La prise en compte de l’ensemble des études publiées après 2015 donne un résultat analogue, même s’il faut tenir compte des limites de cette approche (notamment différences de durée et d’effectifs ou inhomogénéité des facteurs confondants). On peut ainsi estimer, pour une réduction de 1% de l’HbA1c, la réduction du risque d’événements majeurs entre 19% et 25%.4 L’équivalent serait encore plus important pour la rétinopathie avec une réduction de risque de 40% (données non publiées). L’inclusion de 3 études plus récentes (EMPAREGoutcome, LEADER et SUSTAIN-6) ayant montré un impact favorable sur le risque d’événements cardiovasculaires, les situe en dessous de la ligne de régression, en dépit d’une durée de suivi, là encore, limitée. Ceci pourrait suggérer un bénéfice lié à un mécanisme complémentaire indépendant (comme la réduction de la pression artérielle) de celui de la réduction glycémique.4 La même approche appliquée à l’insuffisance cardiaque ne montre pas de corrélation mais avec certaines études très nettement localisées à distance de la ligne de régression traduisant selon les cas un effet délétère (RECORD ou PRO-Active avec des glitazones) ou bénéfique (EMPAREG Outcomes avec une gliflozine), suggérant un mécanisme indépendant du contrôle de la glycémie.4
Cet effet bénéfique d’une intervention précoce a été démontré (ou fortement suggéré) pour la baisse du cholestérol sur la base d’études utilisant la randomisation mendélienne. On pourrait supposer que, de la même façon, une exposition prolongée à une hyperglycémie, pourrait induire des modifications épigénétiques (autrement dit de l’expression de certains gènes sans en altérer la structure nucléotidique) qu’une intervention précoce pourrait inverser. On manque toutefois, pour l’instant, des données nécessaires pour le démontrer. Sur un plan thérapeutique on peut également supposer que des interventions précoces et prolongées sont les seules qui peuvent corriger le risque de complications macroangiopathiques.
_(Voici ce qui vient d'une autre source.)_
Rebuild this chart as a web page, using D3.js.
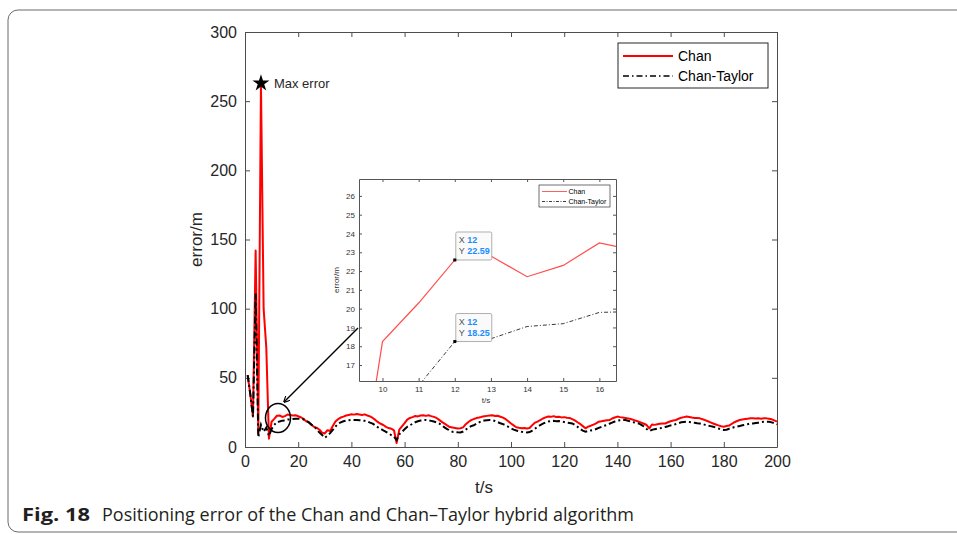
<!DOCTYPE html>
<html>
<head>
<meta charset="utf-8">
<script src="https://cdn.jsdelivr.net/npm/d3@7"></script>
<style>
  body { margin: 0; background: #fff; }
  text { font-family: Arial, "Liberation Sans", Helvetica, sans-serif; }
</style>
</head>
<body>
<svg id="chart" width="957" height="534"></svg>
<script>
// time samples, one per second
const tSec = d3.range(1, 201);

// Chan positioning error (m)
const chanErr = [
  52, 38, 22, 142, 10, 263, 100, 72, 6, 18.25,
  20.3, 22.59, 22.8, 21.7, 22.3, 23.5, 23.1, 22.7, 23.0, 22.2,
  21.5, 20.3, 18.6, 17.8, 15.9, 14.6, 13.8, 12.5, 10.4, 9.8,
  12.1, 11.6, 15.2, 18.4, 20.1, 21.3, 22.0, 22.8, 23.2, 23.6,
  23.4, 23.9, 23.5, 23.1, 23.6, 22.8, 22.1, 21.0, 19.6, 17.9,
  16.8, 15.9, 14.6, 13.7, 13.2, 12.1, 2.8, 12.6, 14.9, 17.2,
  19.8, 21.0, 21.6, 22.4, 22.1, 22.8, 23.0, 22.5, 22.9, 22.3,
  21.8, 21.0, 19.6, 18.2, 16.9, 15.6, 14.4, 14.1, 13.8, 13.4,
  13.6, 14.2, 16.5, 18.1, 19.4, 20.2, 20.9, 21.3, 21.8, 22.2,
  22.5, 22.7, 22.9, 22.4, 22.6, 21.9, 21.2, 20.1, 18.6, 17.0,
  15.6, 14.3, 13.9, 13.6, 13.8, 13.4, 13.7, 15.8, 17.6, 18.3,
  19.5, 20.6, 21.4, 22.0, 21.8, 22.3, 21.7, 21.9, 21.4, 21.6,
  21.2, 21.0, 20.1, 19.2, 17.9, 16.7, 15.1, 13.5, 14.7, 15.4,
  16.2, 17.1, 18.3, 18.6, 19.0, 19.4, 19.5, 20.6, 21.3, 22.0,
  21.6, 21.3, 21.0, 20.7, 20.2, 19.6, 19.0, 18.3, 17.6, 16.8,
  15.9, 13.5, 16.3, 16.0, 16.4, 16.8, 16.9, 17.0, 17.9, 18.6,
  19.1, 19.5, 20.4, 21.2, 21.6, 22.0, 21.7, 21.3, 21.0, 20.9,
  20.7, 20.1, 19.4, 18.6, 17.8, 17.0, 16.3, 15.6, 15.0, 14.7,
  15.2, 15.5, 16.8, 17.9, 18.8, 19.5, 19.9, 20.3, 20.5, 20.7,
  20.7, 20.6, 20.8, 20.5, 20.7, 20.7, 20.4, 20.0, 19.2, 18.3
];

// Chan-Taylor positioning error (m)
const taylorErr = [
  52, 38, 22, 111, 7, 16, 11, 14, 8, 13,
  15.9, 18.25, 18.4, 19.05, 19.2, 19.8, 19.85, 20.2, 20.4, 20.5,
  20.3, 20.0, 19.1, 17.8, 16.2, 14.9, 12.6, 10.4, 8.7, 6.7,
  8.2, 10.0, 12.3, 14.8, 16.9, 17.8, 18.6, 19.1, 19.4, 19.6,
  19.5, 19.6, 19.4, 19.2, 18.9, 18.4, 17.6, 16.9, 15.6, 14.2,
  13.1, 12.0, 11.0, 9.8, 8.6, 7.5, 5.0, 9.2, 11.0, 12.8,
  14.6, 15.7, 16.8, 17.9, 18.6, 19.1, 19.4, 19.5, 19.3, 18.9,
  18.4, 17.8, 17.0, 15.6, 14.2, 13.0, 11.9, 11.0, 10.8, 10.6,
  10.5, 11.2, 12.6, 14.0, 15.1, 15.7, 16.8, 17.8, 18.7, 19.2,
  19.4, 19.5, 19.3, 18.8, 18.0, 17.2, 16.5, 15.7, 14.6, 13.5,
  12.6, 11.9, 11.5, 11.0, 10.7, 10.5, 10.8, 11.9, 13.2, 14.7,
  15.9, 16.9, 17.8, 18.4, 18.8, 18.9, 18.7, 18.8, 18.4, 18.0,
  17.6, 17.3, 17.0, 16.0, 14.6, 13.0, 11.8, 11.0, 11.6, 12.0,
  12.3, 13.0, 13.8, 14.6, 15.4, 15.9, 16.8, 17.6, 18.4, 19.0,
  19.3, 19.5, 19.5, 19.0, 18.4, 17.9, 17.4, 17.0, 16.0, 14.8,
  13.0, 11.5, 12.4, 12.9, 13.3, 13.5, 14.0, 14.5, 15.0, 15.6,
  15.9, 16.6, 17.3, 17.9, 18.1, 18.3, 18.1, 17.8, 17.5, 17.2,
  17.0, 16.6, 16.0, 15.5, 15.1, 14.7, 14.0, 13.4, 12.8, 12.3,
  12.5, 13.2, 13.8, 14.4, 14.7, 15.2, 15.7, 16.1, 16.5, 17.0,
  17.0, 17.3, 17.6, 17.9, 18.2, 18.3, 18.2, 17.8, 17.2, 16.3
];

const xTicks = [0, 20, 40, 60, 80, 100, 120, 140, 160, 180, 200];
const yTicks = [0, 50, 100, 150, 200, 250, 300];
const insetXTicks = [10, 11, 12, 13, 14, 15, 16];
const insetYTicks = [17, 18, 19, 20, 21, 22, 23, 24, 25, 26];
const seriesNames = ["Chan", "Chan-Taylor"];
const tipTime = 12;       // data tip position in the inset
const maxErrTime = 6;     // sample with the largest Chan error

const svg = d3.select("#chart");

// Outer figure frame (rounded, running off the right / bottom edge)
svg.append("rect")
    .attr("x", 8).attr("y", 10)
    .attr("width", 980).attr("height", 522)
    .attr("rx", 10)
    .attr("fill", "none")
    .attr("stroke", "#6b6b6b")
    .attr("stroke-width", 1);

// ---------- main axes ----------
const x = d3.scaleLinear().domain([0, 200]).range([245, 777]);
const y = d3.scaleLinear().domain([0, 300]).range([447, 32]);

const axisColor = "#4d4d4d";

function styleAxis(g, labels) {
    g.select(".domain").attr("stroke", axisColor);
    g.selectAll(".tick line").attr("stroke", axisColor);
    g.selectAll(".tick text")
        .attr("fill", "#262626")
        .style("font-size", labels ? "16px" : "0px");
}

svg.append("g")
    .attr("transform", `translate(0,${y(0)})`)
    .call(d3.axisBottom(x).tickValues(xTicks).tickSizeInner(-5).tickSizeOuter(0).tickPadding(9))
    .call(g => styleAxis(g, true));

svg.append("g")
    .attr("transform", `translate(0,${y(300)})`)
    .call(d3.axisTop(x).tickValues(xTicks).tickSizeInner(-5).tickSizeOuter(0).tickFormat(""))
    .call(g => styleAxis(g, false));

svg.append("g")
    .attr("transform", `translate(${x(0)},0)`)
    .call(d3.axisLeft(y).tickValues(yTicks).tickSizeInner(-5).tickSizeOuter(0).tickPadding(8))
    .call(g => styleAxis(g, true));

svg.append("g")
    .attr("transform", `translate(${x(200)},0)`)
    .call(d3.axisRight(y).tickValues(yTicks).tickSizeInner(-5).tickSizeOuter(0).tickFormat(""))
    .call(g => styleAxis(g, false));

// axis titles
svg.append("text")
    .attr("x", 484).attr("y", 493)
    .attr("text-anchor", "middle")
    .style("font-size", "17px")
    .attr("fill", "#262626")
    .text("t/s");

svg.append("text")
    .attr("transform", `translate(202,${(y(0) + y(300)) / 2}) rotate(-90)`)
    .attr("text-anchor", "middle")
    .style("font-size", "17px")
    .attr("fill", "#262626")
    .text("error/m");

// main lines
const mainLine = (vals) => d3.line()
    .x((d, i) => x(tSec[i]))
    .y(d => y(d))(vals);

svg.append("path")
    .attr("d", mainLine(chanErr))
    .attr("fill", "none")
    .attr("stroke", "#ff0000")
    .attr("stroke-width", 2)
    .attr("stroke-linejoin", "round");

svg.append("path")
    .attr("d", mainLine(taylorErr))
    .attr("fill", "none")
    .attr("stroke", "#000")
    .attr("stroke-width", 2)
    .attr("stroke-dasharray", "7,3,2,3");

// Max error marker
const starX = x(tSec[maxErrTime - 1]), starY = y(chanErr[maxErrTime - 1]);
svg.append("path")
    .attr("d", d3.symbol().type(d3.symbolStar).size(90)())
    .attr("transform", `translate(${starX},${starY})`)
    .attr("fill", "#000");
svg.append("text")
    .attr("x", starX + 13).attr("y", starY + 5)
    .style("font-size", "13px")
    .attr("fill", "#262626")
    .text("Max error");

// main legend
const legend = svg.append("g").attr("transform", "translate(618,43)");
legend.append("rect")
    .attr("width", 150).attr("height", 45)
    .attr("fill", "#fff")
    .attr("stroke", "#262626")
    .attr("stroke-width", 1);
seriesNames.forEach((name, i) => {
    const ly = 13 + i * 20;
    legend.append("line")
        .attr("x1", 5).attr("x2", 55)
        .attr("y1", ly).attr("y2", ly)
        .attr("stroke", i === 0 ? "#ff0000" : "#000")
        .attr("stroke-width", i === 0 ? 2 : 1.5)
        .attr("stroke-dasharray", i === 0 ? null : "6,3,1.5,3");
    legend.append("text")
        .attr("x", 60).attr("y", ly + 5)
        .style("font-size", "14px")
        .attr("fill", "#000")
        .text(name);
});

// circle + arrow pointing to the zoomed region
svg.append("ellipse")
    .attr("cx", 278).attr("cy", 418)
    .attr("rx", 12.5).attr("ry", 14.5)
    .attr("fill", "none")
    .attr("stroke", "#000")
    .attr("stroke-width", 1.5);

svg.append("defs").append("marker")
    .attr("id", "arrowHead")
    .attr("viewBox", "0 0 10 10")
    .attr("refX", 9).attr("refY", 5)
    .attr("markerWidth", 7).attr("markerHeight", 7)
    .attr("markerUnits", "userSpaceOnUse")
    .attr("orient", "auto")
    .append("path")
    .attr("d", "M0,0 L10,5 L0,10")
    .attr("fill", "none")
    .attr("stroke", "#000")
    .attr("stroke-width", 1.6);

svg.append("line")
    .attr("x1", 358).attr("y1", 328)
    .attr("x2", 284).attr("y2", 402)
    .attr("stroke", "#000")
    .attr("stroke-width", 1.5)
    .attr("marker-end", "url(#arrowHead)");

// ---------- inset ----------
const xi = d3.scaleLinear().domain([9.35, 16.46]).range([359, 616]);
const yi = d3.scaleLinear().domain([16.15, 26.9]).range([381, 179]);
const inset = svg.append("g");

inset.append("clipPath").attr("id", "insetClip")
    .append("rect")
    .attr("x", 359).attr("y", 179)
    .attr("width", 257).attr("height", 202);

function styleInset(g, labels) {
    g.select(".domain").attr("stroke", "#555");
    g.selectAll(".tick line").attr("stroke", "#555");
    g.selectAll(".tick text")
        .attr("fill", "#333")
        .style("font-size", labels ? "8px" : "0px");
}

inset.append("g")
    .attr("transform", `translate(0,381)`)
    .call(d3.axisBottom(xi).tickValues(insetXTicks).tickSizeInner(-3).tickSizeOuter(0).tickPadding(5))
    .call(g => styleInset(g, true));
inset.append("g")
    .attr("transform", `translate(0,179)`)
    .call(d3.axisTop(xi).tickValues(insetXTicks).tickSizeInner(-3).tickSizeOuter(0).tickFormat(""))
    .call(g => styleInset(g, false));
inset.append("g")
    .attr("transform", `translate(359,0)`)
    .call(d3.axisLeft(yi).tickValues(insetYTicks).tickSizeInner(-3).tickSizeOuter(0).tickPadding(4))
    .call(g => styleInset(g, true));
inset.append("g")
    .attr("transform", `translate(616,0)`)
    .call(d3.axisRight(yi).tickValues(insetYTicks).tickSizeInner(-3).tickSizeOuter(0).tickFormat(""))
    .call(g => styleInset(g, false));

inset.append("text")
    .attr("x", 486).attr("y", 403)
    .attr("text-anchor", "middle")
    .style("font-size", "8px")
    .attr("fill", "#333")
    .text("t/s");
inset.append("text")
    .attr("transform", "translate(339,280) rotate(-90)")
    .attr("text-anchor", "middle")
    .style("font-size", "8px")
    .attr("fill", "#333")
    .text("error/m");

const insetLine = (vals) => d3.line()
    .x((d, i) => xi(tSec[i]))
    .y(d => yi(d))(vals);

inset.append("path")
    .attr("d", insetLine(chanErr))
    .attr("clip-path", "url(#insetClip)")
    .attr("fill", "none")
    .attr("stroke", "#ff4d4d")
    .attr("stroke-width", 1.2);
inset.append("path")
    .attr("d", insetLine(taylorErr))
    .attr("clip-path", "url(#insetClip)")
    .attr("fill", "none")
    .attr("stroke", "#222")
    .attr("stroke-width", 0.9)
    .attr("stroke-dasharray", "4,2,1,2");

// data tips
[chanErr, taylorErr].forEach(vals => {
    const v = vals[tipTime - 1];
    const px = xi(tipTime), py = yi(v);
    const tip = inset.append("g").attr("transform", `translate(${px},${py})`);
    tip.append("rect")
        .attr("x", 1).attr("y", -28)
        .attr("width", 36).attr("height", 28)
        .attr("rx", 1.5)
        .attr("fill", "#fafafa")
        .attr("stroke", "#9a9a9a")
        .attr("stroke-width", 0.8);
    tip.append("rect")
        .attr("x", -1.5).attr("y", -1.5)
        .attr("width", 3).attr("height", 3)
        .attr("fill", "#000");
    const rows = [["X", tipTime], ["Y", v.toFixed(2)]];
    rows.forEach((r, i) => {
        const tt = tip.append("text")
            .attr("x", 4).attr("y", -16.5 + i * 11)
            .style("font-size", "9px");
        tt.append("tspan").attr("fill", "#555").text(r[0] + " ");
        tt.append("tspan").attr("fill", "#1a8cff").attr("font-weight", "bold").text(r[1]);
    });
});

// inset legend
const iLegend = inset.append("g").attr("transform", "translate(539,185)");
iLegend.append("rect")
    .attr("width", 71).attr("height", 22)
    .attr("fill", "#fff")
    .attr("stroke", "#333")
    .attr("stroke-width", 0.7);
seriesNames.forEach((name, i) => {
    const ly = 6.5 + i * 10;
    iLegend.append("line")
        .attr("x1", 3).attr("x2", 28)
        .attr("y1", ly).attr("y2", ly)
        .attr("stroke", i === 0 ? "#ff4d4d" : "#222")
        .attr("stroke-width", 0.9)
        .attr("stroke-dasharray", i === 0 ? null : "3,1.5,1,1.5");
    iLegend.append("text")
        .attr("x", 29.5).attr("y", ly + 2.5)
        .style("font-size", "7px")
        .attr("fill", "#000")
        .text(name);
});

// ---------- caption ----------
const cap = svg.append("text")
    .attr("x", 22).attr("y", 521)
    .style("font-family", "'Open Sans', 'Noto Sans', sans-serif")
    .style("font-size", "18px")
    .attr("fill", "#231f20");
cap.append("tspan")
    .attr("font-weight", "bold")
    .attr("textLength", 68)
    .attr("lengthAdjust", "spacingAndGlyphs")
    .text("Fig. 18");
cap.append("tspan")
    .attr("x", 102)
    .attr("textLength", 532)
    .attr("lengthAdjust", "spacingAndGlyphs")
    .text("Positioning error of the Chan and Chan\u2013Taylor hybrid algorithm");
</script>
</body>
</html>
Si le paradigme, porté par des résultats précédemment décevants d’études cliniques, était de ne pas attribuer d’effet cardiovasculaire bénéfique au contrôle de la glycémie, cette approche permet désormais de reconsidérer totalement cette position. Une telle mise en cause ouvre donc la voix à un nouveau paradigme, comme le suggérait le titre de cette lecture.
Jean-Louis Gayet
L’auteur déclare ne pas avoir des liens d’intérêt.
RÉFÉRENCES
1. Qaseem A, Wilt TJ, Kansagara D, Horwitch C, Barry MJ, Forciea MA. Clinical Guidelines Committee of the American College of Physicians. Hemoglobin A1c Targets for Glycemic Control With Pharmacologic Therapy for Nonpregnant Adults With Type 2 Diabetes Mellitus: A Guidance Statement Update From the ACP. Ann Intern Med. 2018 Mar 6.
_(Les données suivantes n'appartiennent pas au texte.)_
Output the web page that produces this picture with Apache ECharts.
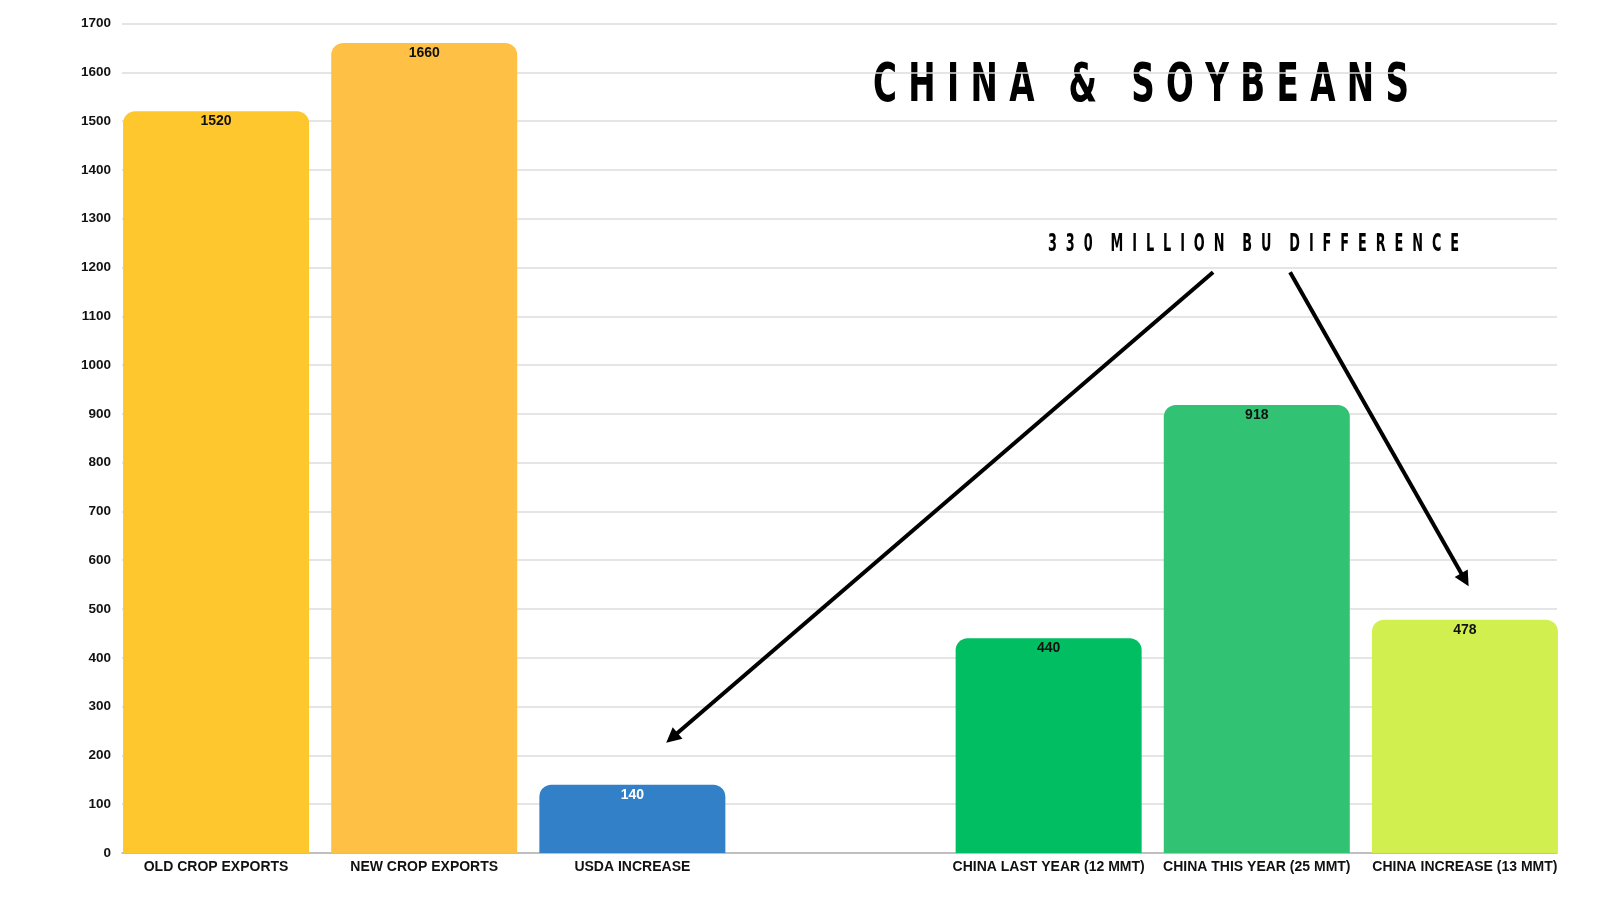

2. Haffner SM, Lehto S, Rönnemaa T, Pyörälä K, Laakso M. Mortality from coronary heart disease in subjects with type 2 diabetes and in nondiabetic subjects with and without prior myocardial infarction. N Engl J Med. 1998 Jul 23;339(4):229-34.
3. Orchard TJ, Forrest KY, Ellis D, Becker DJ. Cumulative glycemic exposure and microvascular complications in insulin-dependent diabetes mellitus. The glycemic threshold revisited. Arch Intern Med. 1997 Sep 8;157(16):1851-6.
4. Roussel R, Steg PG, Mohammedi K, Marre M, Potier L. Prevention of cardiovascular disease through reduction of glycaemic exposure in type 2 diabetes: A perspective on glucose- lowering interventions. Diabetes Obes Metab. 2018 Feb;20(2):238-244. L’auteur déclare ne pas avoir des liens d’intérêt.